Exercise requirements =
Each entry below should be echoed exactly, with pictures omitted.
____ Stored rows
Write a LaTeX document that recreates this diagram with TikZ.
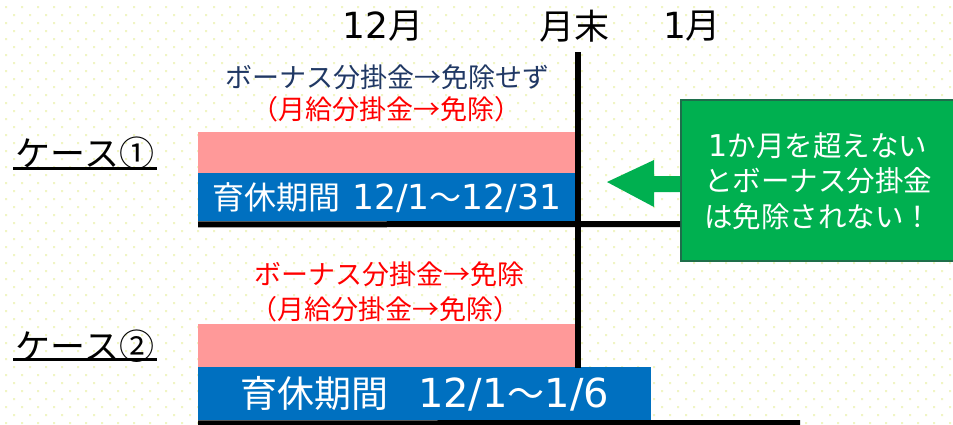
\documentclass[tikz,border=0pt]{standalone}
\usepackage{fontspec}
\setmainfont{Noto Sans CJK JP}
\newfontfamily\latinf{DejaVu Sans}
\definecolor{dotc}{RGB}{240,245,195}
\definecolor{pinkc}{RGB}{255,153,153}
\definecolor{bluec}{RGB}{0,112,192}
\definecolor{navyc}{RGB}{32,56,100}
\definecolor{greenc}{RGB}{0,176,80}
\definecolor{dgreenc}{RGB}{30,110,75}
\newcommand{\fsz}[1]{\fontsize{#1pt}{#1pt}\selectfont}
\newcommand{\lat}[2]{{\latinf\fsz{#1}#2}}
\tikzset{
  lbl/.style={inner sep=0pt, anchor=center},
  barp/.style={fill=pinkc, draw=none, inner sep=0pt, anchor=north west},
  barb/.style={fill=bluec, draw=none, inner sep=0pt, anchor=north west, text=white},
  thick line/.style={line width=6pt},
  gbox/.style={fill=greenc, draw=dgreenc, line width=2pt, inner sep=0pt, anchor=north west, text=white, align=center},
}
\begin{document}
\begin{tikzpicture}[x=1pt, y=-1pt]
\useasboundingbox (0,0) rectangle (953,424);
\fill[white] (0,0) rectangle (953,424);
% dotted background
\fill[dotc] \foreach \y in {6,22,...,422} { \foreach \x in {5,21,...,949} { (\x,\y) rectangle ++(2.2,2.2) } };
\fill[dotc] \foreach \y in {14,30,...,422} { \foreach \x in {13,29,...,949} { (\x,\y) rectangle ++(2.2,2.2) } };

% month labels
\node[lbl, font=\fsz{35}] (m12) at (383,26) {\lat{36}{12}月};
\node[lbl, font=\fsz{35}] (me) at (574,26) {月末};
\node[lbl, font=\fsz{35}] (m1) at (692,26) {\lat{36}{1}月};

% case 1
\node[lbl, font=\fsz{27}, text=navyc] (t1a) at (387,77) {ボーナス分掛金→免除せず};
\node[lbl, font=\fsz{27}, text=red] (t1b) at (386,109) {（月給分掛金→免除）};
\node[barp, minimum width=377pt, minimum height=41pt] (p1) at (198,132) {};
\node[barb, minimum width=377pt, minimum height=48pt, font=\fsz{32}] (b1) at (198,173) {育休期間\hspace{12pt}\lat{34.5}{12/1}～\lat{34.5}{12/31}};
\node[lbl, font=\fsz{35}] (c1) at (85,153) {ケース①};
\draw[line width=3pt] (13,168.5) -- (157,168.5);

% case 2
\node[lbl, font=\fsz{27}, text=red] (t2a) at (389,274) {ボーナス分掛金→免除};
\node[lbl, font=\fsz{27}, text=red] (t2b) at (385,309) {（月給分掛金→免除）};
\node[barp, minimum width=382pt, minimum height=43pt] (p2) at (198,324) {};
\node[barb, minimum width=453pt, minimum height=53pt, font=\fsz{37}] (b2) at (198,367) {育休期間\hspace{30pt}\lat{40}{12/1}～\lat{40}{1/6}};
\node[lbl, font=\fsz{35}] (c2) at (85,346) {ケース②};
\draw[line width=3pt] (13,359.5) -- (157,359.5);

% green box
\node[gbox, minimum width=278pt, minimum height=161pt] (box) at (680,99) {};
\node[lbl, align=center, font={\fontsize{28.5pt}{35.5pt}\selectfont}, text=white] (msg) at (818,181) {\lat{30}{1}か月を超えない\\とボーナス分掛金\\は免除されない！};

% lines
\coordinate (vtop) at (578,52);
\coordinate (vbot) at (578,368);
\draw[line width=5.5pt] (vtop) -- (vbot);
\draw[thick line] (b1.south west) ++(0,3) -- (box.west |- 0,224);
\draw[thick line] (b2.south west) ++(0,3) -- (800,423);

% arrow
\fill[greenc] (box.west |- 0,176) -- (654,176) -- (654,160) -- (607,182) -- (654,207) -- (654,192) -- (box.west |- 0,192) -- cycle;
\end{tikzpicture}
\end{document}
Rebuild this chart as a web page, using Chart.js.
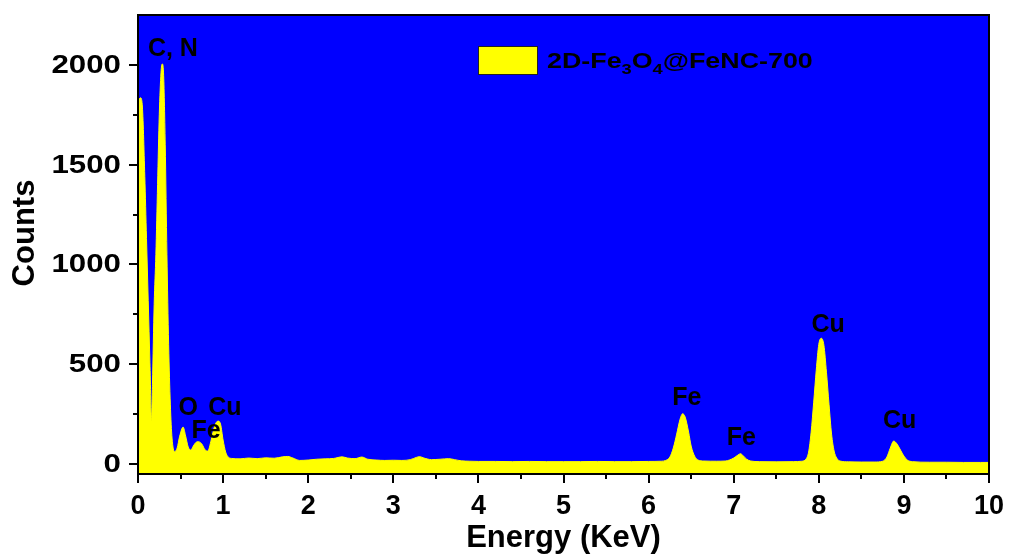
________
Output =
Write a LaTeX document that recreates this diagram with TikZ.
\documentclass[tikz,border=0pt]{standalone}
\usepackage{fontspec}
\setmainfont{Noto Sans CJK JP}
\newfontfamily\latinf{DejaVu Sans}
\definecolor{dotc}{RGB}{240,245,195}
\definecolor{pinkc}{RGB}{255,153,153}
\definecolor{bluec}{RGB}{0,112,192}
\definecolor{navyc}{RGB}{32,56,100}
\definecolor{greenc}{RGB}{0,176,80}
\definecolor{dgreenc}{RGB}{30,110,75}
\newcommand{\fsz}[1]{\fontsize{#1pt}{#1pt}\selectfont}
\newcommand{\lat}[2]{{\latinf\fsz{#1}#2}}
\tikzset{
  lbl/.style={inner sep=0pt, anchor=center},
  barp/.style={fill=pinkc, draw=none, inner sep=0pt, anchor=north west},
  barb/.style={fill=bluec, draw=none, inner sep=0pt, anchor=north west, text=white},
  thick line/.style={line width=6pt},
  gbox/.style={fill=greenc, draw=dgreenc, line width=2pt, inner sep=0pt, anchor=north west, text=white, align=center},
}
\begin{document}
\begin{tikzpicture}[x=1pt, y=-1pt]
\useasboundingbox (0,0) rectangle (953,424);
\fill[white] (0,0) rectangle (953,424);
% dotted background
\fill[dotc] \foreach \y in {6,22,...,422} { \foreach \x in {5,21,...,949} { (\x,\y) rectangle ++(2.2,2.2) } };
\fill[dotc] \foreach \y in {14,30,...,422} { \foreach \x in {13,29,...,949} { (\x,\y) rectangle ++(2.2,2.2) } };

% month labels
\node[lbl, font=\fsz{35}] (m12) at (383,26) {\lat{36}{12}月};
\node[lbl, font=\fsz{35}] (me) at (574,26) {月末};
\node[lbl, font=\fsz{35}] (m1) at (692,26) {\lat{36}{1}月};

% case 1
\node[lbl, font=\fsz{27}, text=navyc] (t1a) at (387,77) {ボーナス分掛金→免除せず};
\node[lbl, font=\fsz{27}, text=red] (t1b) at (386,109) {（月給分掛金→免除）};
\node[barp, minimum width=377pt, minimum height=41pt] (p1) at (198,132) {};
\node[barb, minimum width=377pt, minimum height=48pt, font=\fsz{32}] (b1) at (198,173) {育休期間\hspace{12pt}\lat{34.5}{12/1}～\lat{34.5}{12/31}};
\node[lbl, font=\fsz{35}] (c1) at (85,153) {ケース①};
\draw[line width=3pt] (13,168.5) -- (157,168.5);

% case 2
\node[lbl, font=\fsz{27}, text=red] (t2a) at (389,274) {ボーナス分掛金→免除};
\node[lbl, font=\fsz{27}, text=red] (t2b) at (385,309) {（月給分掛金→免除）};
\node[barp, minimum width=382pt, minimum height=43pt] (p2) at (198,324) {};
\node[barb, minimum width=453pt, minimum height=53pt, font=\fsz{37}] (b2) at (198,367) {育休期間\hspace{30pt}\lat{40}{12/1}～\lat{40}{1/6}};
\node[lbl, font=\fsz{35}] (c2) at (85,346) {ケース②};
\draw[line width=3pt] (13,359.5) -- (157,359.5);

% green box
\node[gbox, minimum width=278pt, minimum height=161pt] (box) at (680,99) {};
\node[lbl, align=center, font={\fontsize{28.5pt}{35.5pt}\selectfont}, text=white] (msg) at (818,181) {\lat{30}{1}か月を超えない\\とボーナス分掛金\\は免除されない！};

% lines
\coordinate (vtop) at (578,52);
\coordinate (vbot) at (578,368);
\draw[line width=5.5pt] (vtop) -- (vbot);
\draw[thick line] (b1.south west) ++(0,3) -- (box.west |- 0,224);
\draw[thick line] (b2.south west) ++(0,3) -- (800,423);

% arrow
\fill[greenc] (box.west |- 0,176) -- (654,176) -- (654,160) -- (607,182) -- (654,207) -- (654,192) -- (box.west |- 0,192) -- cycle;
\end{tikzpicture}
\end{document}
Rebuild this chart as a web page, using Chart.js.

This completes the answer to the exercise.